Winter is different. In cooler months, the closure may still exist, but it can feel less dramatic. Some businesses shorten it, others keep it out of habit, and some drop it if trade is limited. Around Christmas and local festival periods, regular hours can also shift.

This is why checking opening times matters, particularly outside major cities. Spain is not chaotic, but it is not always standardised either. A museum in one town may close from 2.00 pm to 4.00 pm, while another stays open all day. A family-run shop may keep one set of hours in summer and another in winter.

The practical answer: how to plan around siesta

If there is one rule worth remembering, it is this: do the important things before lunch. Buy bus tickets, visit smaller museums, sort out shopping, and handle any practical errands in the morning whenever you can.

Then use the afternoon the way many locals do. Have a longer lunch. Head back to your accommodation for a break. Sit in a shaded square with a coffee. Visit a big attraction that keeps continuous hours. If you are road-tripping through smaller towns, that middle part of the day can be ideal for driving between places rather than expecting every stop to be fully open.

You should also be realistic about Sundays and Mondays. In some destinations, those days can be more limiting than siesta itself. A traveller who assumes they can “just go later” may find the shop reopens at 5.00 pm but is closed all day Sunday anyway.

Is siesta really about sleeping?

Sometimes, yes, but often not.
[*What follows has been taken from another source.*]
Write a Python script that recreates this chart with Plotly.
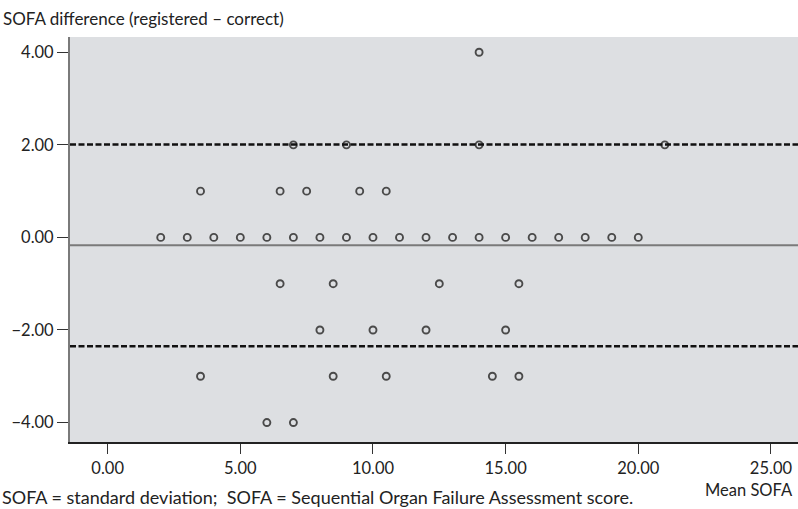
import plotly.graph_objects as go

# Data (mean SOFA, difference)
mean_sofa = [14,
             7, 9, 14, 21,
             3.5, 6.5, 7.5, 9.5, 10.5,
             2, 3, 4, 5, 6, 7, 8, 9, 10, 11, 12, 13, 14, 15, 16, 17, 18, 19, 20,
             6.5, 8.5, 12.5, 15.5,
             8, 10, 12, 15,
             3.5, 8.5, 10.5, 14.5, 15.5,
             6, 7]
diff_sofa = [4,
             2, 2, 2, 2,
             1, 1, 1, 1, 1,
             0, 0, 0, 0, 0, 0, 0, 0, 0, 0, 0, 0, 0, 0, 0, 0, 0, 0, 0,
             -1, -1, -1, -1,
             -2, -2, -2, -2,
             -3, -3, -3, -3, -3,
             -4, -4]

mean_diff = -0.17
upper_loa = 2.01
lower_loa = -2.35

x_ticks = [0, 5, 10, 15, 20, 25]
x_tick_labels = ["0.00", "5.00", "10.00", "15.00", "20.00", "25.00"]
y_ticks = [-4, -2, 0, 2, 4]
y_tick_labels = ["\u22124.00", "\u22122.00", "0.00", "2.00", "4.00"]

FONT = "Lato, Open Sans, sans-serif"
TXT = "#222222"

fig = go.Figure()
fig.add_trace(go.Scatter(
    x=mean_sofa, y=diff_sofa, mode="markers",
    marker=dict(symbol="circle-open", size=7, color="#4a4a4a",
                line=dict(width=1.9, color="#4a4a4a")),
    showlegend=False, hoverinfo="skip"))

fig.add_hline(y=mean_diff, line=dict(color="#7a7a7a", width=2))
for v in (upper_loa, lower_loa):
    fig.add_hline(y=v, line=dict(color="#111111", width=2.5, dash="6px,2.5px"))

fig.update_layout(
    width=798, height=509,
    margin=dict(l=70, r=0, t=37, b=67),
    paper_bgcolor="white", plot_bgcolor="#DDDFE2",
    font=dict(family=FONT, size=16, color=TXT),
    xaxis=dict(range=[-1.42, 26.02], tickvals=x_ticks, ticktext=x_tick_labels,
               showgrid=False, zeroline=False, ticks="outside", ticklen=10,
               tickcolor="#333333", tickwidth=1, showline=True,
               linecolor="#222222", linewidth=1.5,
               tickfont=dict(size=16.5, family=FONT, color=TXT)),
    yaxis=dict(range=[-4.42, 4.33], tickvals=y_ticks, ticktext=y_tick_labels,
               showgrid=False, zeroline=False, ticks="outside", ticklen=11,
               tickcolor="#333333", tickwidth=1, showline=True,
               linecolor="#7a7a7a", linewidth=2,
               tickfont=dict(size=16.5, family=FONT, color=TXT)),
    annotations=[
        dict(text="SOFA difference (registered \u2013 correct)", xref="paper", yref="paper",
             x=-70/728, y=1, yshift=19, xanchor="left", yanchor="middle", xshift=1,
             showarrow=False, font=dict(size=17, family=FONT, color=TXT)),
        dict(text="Mean SOFA", xref="paper", yref="paper",
             x=1, y=0, yshift=-48, xanchor="right", yanchor="middle", xshift=-3,
             showarrow=False, font=dict(size=16.5, family=FONT, color=TXT)),
        dict(text="SOFA = standard deviation;\u00a0 SOFA = Sequential Organ Failure Assessment score.",
             xref="paper", yref="paper", x=-70/728, y=0, yshift=-55,
             xanchor="left", yanchor="middle", showarrow=False,
             font=dict(size=18, family=FONT, color=TXT)),
    ],
)

fig.write_html("out.html", config={"displayModeBar": False},
               post_script="document.body.style.margin='0';document.body.style.overflow='hidden';")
The word has become shorthand for an afternoon nap, yet many people in Spain do not literally sleep every day. For shopkeepers and workers with split schedules, the break may be used for lunch, getting home, errands, rest, or escaping the hottest hours.

For travellers, it is better understood as a cultural time gap rather than a guaranteed nap ritual. If you frame it that way, the day makes more sense. Spain often runs later – later lunch, later dinner, later evening stroll, later bedtime. The afternoon pause sits inside that wider pattern.

When siesta matters most for visitors

Siesta matters most when you are trying to experience local Spain rather than just tourist Spain. If your itinerary includes market towns, inland villages, regional capitals, or neighbourhoods beyond the centre, opening hours can shape your day in a very real way.

It matters less if you are spending your whole trip in major urban shopping districts, transport hubs, and headline attractions. Even then, though, meal times and the slower afternoon rhythm still affect how a place feels.

That is the useful mindset to bring. Do not treat siesta as a stereotype, and do not dismiss it as a myth either. It is part of the daily logic of many places in Spain, but not all of them and not in exactly the same way.

If you give the afternoon a bit of breathing room instead of fighting it, Spain usually rewards you for it – with a better lunch, a calmer pace, and a town that comes back to life beautifully in the evening.